32E57
3rd Floor

Sol LeWitt

 – , 2020

 

Pace Prints is pleased to present an exhibition of prints and sculpture by Sol LeWitt, January 22 – February 22, 2020, at its 32 East 57th Street gallery.  The exhibition will feature a portfolio of 30 prints entitled Open Cube on Color in Color (2003) and a sculpture from 1979 entitled Five Open Geometric Structures.  This show highlights the serial nature of LeWitt’s ideas and their execution in two forms.

Serial systems and their permutations function as a narrative that has to be understood. People still see things as visual objects without understanding what they are. They don’t understand that the visual part may be boring but it’s the narrative that’s interesting. It can be read as a story, just as music can be heard as form in time.  The narrative of serial art works more like music than like literature. (LeWitt in Bomb Magazine, 2003)

Five Open Geometric Structures exemplifies the artist’s practice, in which the open geometric form becomes the starting place for all three-dimensional form.  Five open forms sit on a base, their structure easily accessible to the viewer’s eye.  Rather than “conceptual” or “minimal”, the artist preferred that his work be considered “serial” and rather than sculpture his three-dimensional work would be called “structure”.  This grouping of structures on a plinth calls to mind traditional sculptural presentation, while also echoing the tenets of what was then a new minimalist ideal in stark white and pure, rational form.

Open Cube on Color in Color (2003) uses the theme of the cube and cycles through all combinations of the primary colors plus gray.  For LeWitt, variation in color became a way to express finite seriality by combining colors in every permutation to make all combinations.  As LeWitt stated, there is a narrative to the serial nature of this work.  Using the cube as the central form, the color shifts to reveal the narrative.

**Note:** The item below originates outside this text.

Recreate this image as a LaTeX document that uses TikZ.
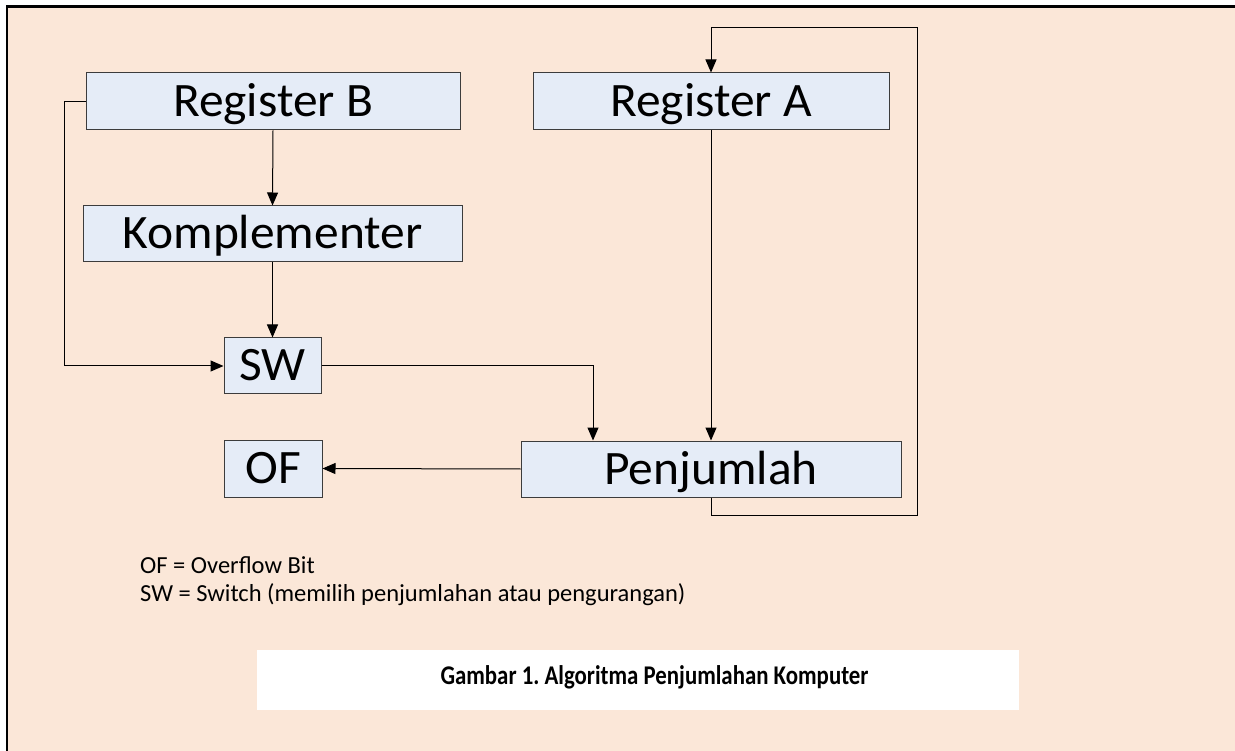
\documentclass[tikz,border=0pt]{standalone}
\usepackage{fontspec}
\usepackage{graphicx}
\setmainfont{Carlito}
\frenchspacing
\usetikzlibrary{arrows.meta}
\definecolor{paper}{RGB}{251,231,216}
\definecolor{boxfill}{RGB}{229,236,247}
\definecolor{boxline}{RGB}{60,60,60}
\newcommand{\unitlabel}[1]{\scalebox{1.03}[1]{#1}}
\tikzset{
  unit/.style={draw=boxline, fill=boxfill, line width=1pt, inner sep=0pt,
    font=\fontsize{48}{52}\selectfont, text height=30pt, text depth=0pt},
  flow/.style={draw=black, line width=1pt, -{Triangle[length=13pt,width=11pt]}},
  legend/.style={anchor=base west, inner sep=0pt, font=\fontsize{24.5}{28}\selectfont},
}
\begin{document}
\begin{tikzpicture}[x=1pt, y=-1pt]
  \useasboundingbox (0,0) rectangle (1235,751);
  \fill[white] (0,0) rectangle (1235,751);
  \fill[paper] (7,6.5) rectangle (1235,751);
  \draw[line width=2.2pt] (7,751) -- (7,6.5) -- (1235,6.5);

  % processing units
  \node[unit, minimum width=374pt, minimum height=57pt] (rb) at (273,101.5) {\unitlabel{Register B}};
  \node[unit, minimum width=356pt, minimum height=57pt] (ra) at (711,101.5) {\unitlabel{Register A}};
  \node[unit, minimum width=379pt, minimum height=56pt] (kp) at (272.5,234) {\unitlabel{Komplementer}};
  \node[unit, minimum width=97pt, minimum height=56pt] (sw) at (272.5,366) {\unitlabel{SW}};
  \node[unit, minimum width=98pt, minimum height=57pt] (of) at (273,468.5) {\unitlabel{OF}};
  \node[unit, minimum width=380pt, minimum height=56pt] (pj) at (711,469) {\unitlabel{Penjumlah}};

  % data paths
  \draw[flow] (rb.south) -- (kp.north);
  \draw[flow] (kp.south) -- (sw.north);
  \draw[flow] (rb.west) -- ++(-21,0) |- (sw.west);
  \draw[flow] (sw.east) -| ([xshift=-118pt]pj.north);
  \draw[flow] (ra.south) -- (pj.north);
  \draw[flow] (pj.west) -- (of.east);
  \draw[flow] (pj.south) -- ++(0,18) -| ++(206,-488) -| (ra.north);

  % legend
  \node[legend] (l1) at (140,573.5) {OF = Overflow Bit};
  \node[legend] (l2) at (140,601.5) {SW = Switch (memilih penjumlahan atau pengurangan)};

  % caption
  \fill[white] (257,650) rectangle (1019,710);
  \node[anchor=base, inner sep=0pt, font=\fontsize{27}{30}\selectfont\bfseries] (cap) at (654.5,684)
    {\scalebox{0.846}[1]{Gambar 1. Algoritma Penjumlahan Komputer}};
\end{tikzpicture}
\end{document}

Like music, Open Cube on Color in Color can be seen as “form in time”. Whether in structure or color, the serial nature of LeWitt’s work is central to its creation.

Sol LeWitt (born 1928, Hartford, CT; died 2007, New York, NY) was a leading figure of Minimalism and a pioneer of Conceptual art. Redefining art production by exploring ideas rather than conventional aesthetics, he distilled art to its essentials. LeWitt’s work is characterized by serialization, repetition, and progression, exemplified by his iconic open-grid structures. Studying systems of line and color, his prolific output of wall drawings represents a breakthrough in his career and solidifies his engagement with two-dimensional practices spanning painting, drawing, photography, and printmaking. LeWitt has been the subject of numerous one-artist exhibitions and his work is held in public collections worldwide. In 2008, MASS MoCA opened Sol LeWitt: A Wall Drawing Retrospective, which will remain on view through 2033.